Required task
Copy all lines that contain the word "this".

---------- Records for processing ----------

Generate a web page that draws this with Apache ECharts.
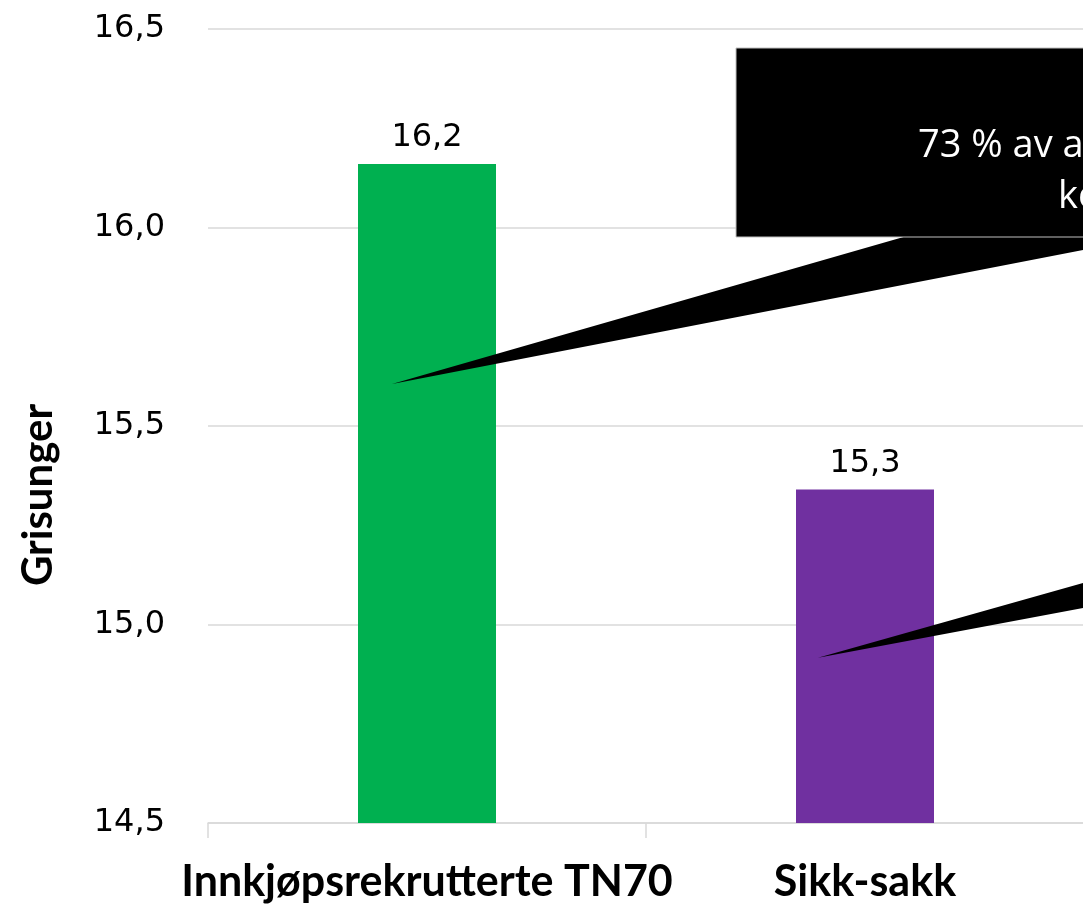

----------
---------- Records for processing ----------

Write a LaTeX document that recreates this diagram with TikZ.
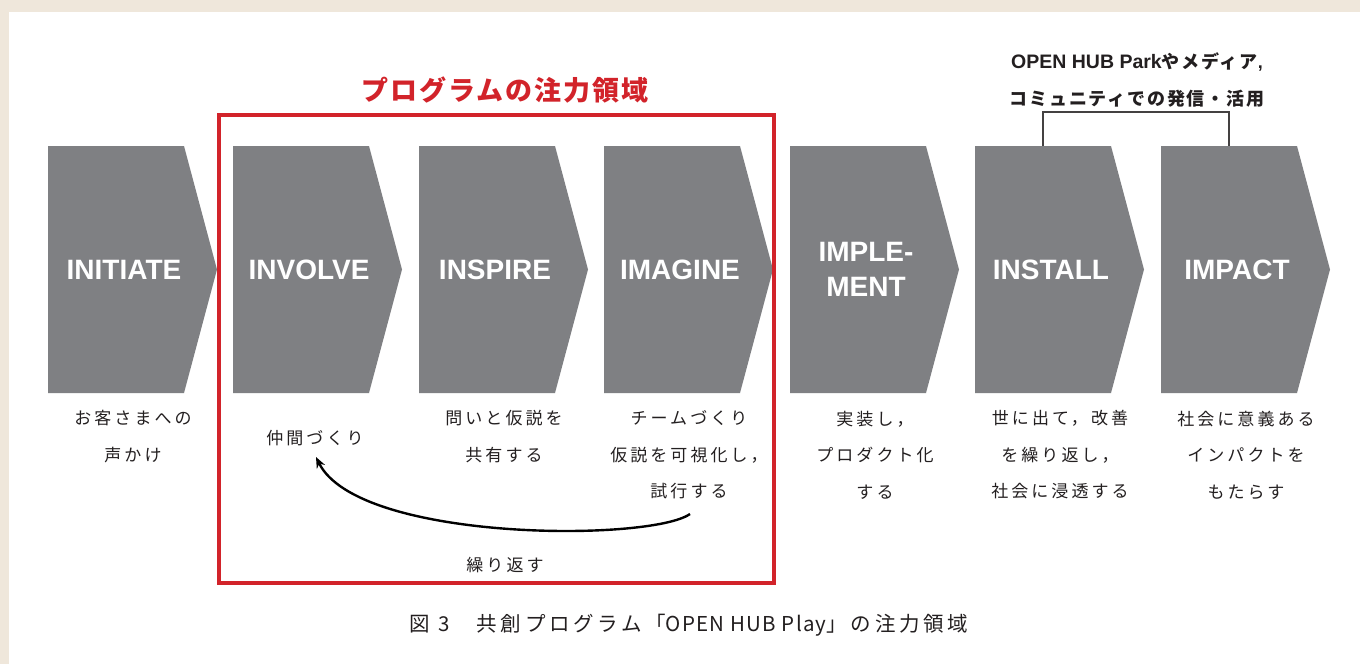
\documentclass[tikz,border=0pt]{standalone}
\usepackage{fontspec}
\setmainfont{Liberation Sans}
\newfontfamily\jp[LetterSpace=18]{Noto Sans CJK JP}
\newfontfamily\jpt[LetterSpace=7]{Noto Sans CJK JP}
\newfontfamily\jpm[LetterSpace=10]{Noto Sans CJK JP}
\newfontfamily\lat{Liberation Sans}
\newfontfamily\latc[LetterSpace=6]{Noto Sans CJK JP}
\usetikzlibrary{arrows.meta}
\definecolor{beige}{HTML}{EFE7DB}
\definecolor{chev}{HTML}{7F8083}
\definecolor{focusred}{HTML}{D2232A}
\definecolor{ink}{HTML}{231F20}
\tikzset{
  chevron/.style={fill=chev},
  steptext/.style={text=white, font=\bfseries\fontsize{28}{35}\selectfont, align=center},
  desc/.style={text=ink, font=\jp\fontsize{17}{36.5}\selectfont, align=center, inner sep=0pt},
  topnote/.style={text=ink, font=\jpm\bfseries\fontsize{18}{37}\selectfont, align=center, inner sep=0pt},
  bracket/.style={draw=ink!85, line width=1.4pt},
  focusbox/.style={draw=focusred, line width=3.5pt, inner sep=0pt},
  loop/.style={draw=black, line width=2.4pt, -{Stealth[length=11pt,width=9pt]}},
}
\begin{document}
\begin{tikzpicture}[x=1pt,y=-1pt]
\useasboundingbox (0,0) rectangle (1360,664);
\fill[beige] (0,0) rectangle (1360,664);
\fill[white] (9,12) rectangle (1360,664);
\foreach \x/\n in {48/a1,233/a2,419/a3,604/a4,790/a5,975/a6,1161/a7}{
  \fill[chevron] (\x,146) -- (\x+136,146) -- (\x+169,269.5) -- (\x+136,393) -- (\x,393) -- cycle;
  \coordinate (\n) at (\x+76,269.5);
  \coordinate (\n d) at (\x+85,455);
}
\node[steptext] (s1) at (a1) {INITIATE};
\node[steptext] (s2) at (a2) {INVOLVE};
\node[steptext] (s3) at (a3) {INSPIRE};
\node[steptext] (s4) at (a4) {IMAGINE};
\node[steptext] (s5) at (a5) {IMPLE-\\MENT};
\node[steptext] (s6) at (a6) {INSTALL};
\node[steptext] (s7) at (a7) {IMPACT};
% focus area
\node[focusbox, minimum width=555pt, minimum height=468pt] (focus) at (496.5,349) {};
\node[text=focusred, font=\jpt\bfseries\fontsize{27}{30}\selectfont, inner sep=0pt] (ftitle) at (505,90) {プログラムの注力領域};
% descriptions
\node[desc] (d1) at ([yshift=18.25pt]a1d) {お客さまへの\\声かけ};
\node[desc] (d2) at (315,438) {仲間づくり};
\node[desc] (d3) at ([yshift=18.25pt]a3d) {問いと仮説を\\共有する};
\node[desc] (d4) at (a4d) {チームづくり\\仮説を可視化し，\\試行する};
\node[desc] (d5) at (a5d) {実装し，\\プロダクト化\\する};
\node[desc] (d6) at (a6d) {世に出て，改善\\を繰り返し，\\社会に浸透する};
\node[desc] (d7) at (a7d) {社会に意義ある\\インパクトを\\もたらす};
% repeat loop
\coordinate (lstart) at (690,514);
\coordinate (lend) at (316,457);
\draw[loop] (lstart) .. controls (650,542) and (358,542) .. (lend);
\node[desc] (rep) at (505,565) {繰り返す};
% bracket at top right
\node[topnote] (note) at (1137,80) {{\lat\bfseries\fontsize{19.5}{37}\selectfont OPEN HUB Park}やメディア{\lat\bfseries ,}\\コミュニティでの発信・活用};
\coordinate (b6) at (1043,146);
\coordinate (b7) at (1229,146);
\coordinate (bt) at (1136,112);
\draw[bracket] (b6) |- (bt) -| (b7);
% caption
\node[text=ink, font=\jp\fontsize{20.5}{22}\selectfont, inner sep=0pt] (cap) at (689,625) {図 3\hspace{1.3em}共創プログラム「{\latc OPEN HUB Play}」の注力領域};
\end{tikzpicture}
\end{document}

----------
---------- Records for processing ----------

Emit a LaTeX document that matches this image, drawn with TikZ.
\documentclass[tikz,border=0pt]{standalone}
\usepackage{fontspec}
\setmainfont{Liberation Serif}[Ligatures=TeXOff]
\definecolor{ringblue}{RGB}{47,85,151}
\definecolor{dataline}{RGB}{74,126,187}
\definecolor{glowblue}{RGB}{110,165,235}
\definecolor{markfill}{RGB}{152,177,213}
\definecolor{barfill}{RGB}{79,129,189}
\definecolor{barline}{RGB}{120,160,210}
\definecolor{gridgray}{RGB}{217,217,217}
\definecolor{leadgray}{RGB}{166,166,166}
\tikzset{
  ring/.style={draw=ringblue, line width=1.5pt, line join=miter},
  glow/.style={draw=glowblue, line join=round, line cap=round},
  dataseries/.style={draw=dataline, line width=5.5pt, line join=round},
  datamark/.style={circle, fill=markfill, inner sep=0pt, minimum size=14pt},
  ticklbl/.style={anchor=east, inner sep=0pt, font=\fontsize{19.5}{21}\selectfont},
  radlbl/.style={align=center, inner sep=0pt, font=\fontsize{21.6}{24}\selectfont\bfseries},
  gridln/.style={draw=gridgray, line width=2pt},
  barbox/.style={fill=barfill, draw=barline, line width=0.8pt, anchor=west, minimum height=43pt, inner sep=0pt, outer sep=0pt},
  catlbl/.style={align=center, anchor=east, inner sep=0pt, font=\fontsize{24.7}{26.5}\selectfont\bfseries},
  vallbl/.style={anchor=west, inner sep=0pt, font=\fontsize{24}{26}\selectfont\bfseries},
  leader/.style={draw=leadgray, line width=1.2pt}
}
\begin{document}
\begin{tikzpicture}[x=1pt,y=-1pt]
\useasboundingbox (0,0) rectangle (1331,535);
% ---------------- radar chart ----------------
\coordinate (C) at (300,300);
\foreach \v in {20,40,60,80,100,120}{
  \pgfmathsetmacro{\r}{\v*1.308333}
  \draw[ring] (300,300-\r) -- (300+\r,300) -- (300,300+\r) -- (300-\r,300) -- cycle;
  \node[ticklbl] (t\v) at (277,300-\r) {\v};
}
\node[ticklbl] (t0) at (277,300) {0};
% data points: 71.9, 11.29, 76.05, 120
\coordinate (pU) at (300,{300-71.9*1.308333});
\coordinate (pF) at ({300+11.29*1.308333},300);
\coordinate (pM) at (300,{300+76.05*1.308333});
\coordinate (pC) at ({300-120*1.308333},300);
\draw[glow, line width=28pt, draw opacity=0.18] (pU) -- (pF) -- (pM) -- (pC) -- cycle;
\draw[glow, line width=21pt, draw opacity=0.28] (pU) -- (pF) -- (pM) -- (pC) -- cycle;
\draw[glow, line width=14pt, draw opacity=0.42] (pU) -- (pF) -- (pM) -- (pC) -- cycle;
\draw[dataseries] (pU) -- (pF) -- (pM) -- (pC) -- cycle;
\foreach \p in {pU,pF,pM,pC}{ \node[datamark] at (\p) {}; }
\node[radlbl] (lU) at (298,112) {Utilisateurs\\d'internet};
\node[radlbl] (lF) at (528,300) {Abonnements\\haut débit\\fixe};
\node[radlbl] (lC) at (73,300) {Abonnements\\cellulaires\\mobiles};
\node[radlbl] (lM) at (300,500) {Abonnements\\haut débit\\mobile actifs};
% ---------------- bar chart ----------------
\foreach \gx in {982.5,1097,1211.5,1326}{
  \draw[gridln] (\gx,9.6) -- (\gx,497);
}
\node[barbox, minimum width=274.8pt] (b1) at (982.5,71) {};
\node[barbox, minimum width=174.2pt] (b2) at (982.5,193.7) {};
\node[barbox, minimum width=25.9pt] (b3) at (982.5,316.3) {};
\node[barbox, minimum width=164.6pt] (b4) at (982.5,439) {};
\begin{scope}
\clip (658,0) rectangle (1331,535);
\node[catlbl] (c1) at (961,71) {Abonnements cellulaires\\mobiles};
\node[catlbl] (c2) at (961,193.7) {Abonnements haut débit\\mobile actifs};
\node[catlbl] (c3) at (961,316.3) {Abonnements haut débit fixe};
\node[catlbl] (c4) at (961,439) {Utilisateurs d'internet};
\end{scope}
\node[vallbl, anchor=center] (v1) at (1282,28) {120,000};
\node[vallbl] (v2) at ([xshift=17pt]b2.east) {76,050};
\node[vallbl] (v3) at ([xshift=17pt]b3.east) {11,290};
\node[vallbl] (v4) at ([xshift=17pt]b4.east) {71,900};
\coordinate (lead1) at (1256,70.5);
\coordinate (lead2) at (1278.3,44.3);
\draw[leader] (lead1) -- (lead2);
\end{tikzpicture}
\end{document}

----------

Task output
Generate a web page that draws this with Apache ECharts.
Write a LaTeX document that recreates this diagram with TikZ.
Emit a LaTeX document that matches this image, drawn with TikZ.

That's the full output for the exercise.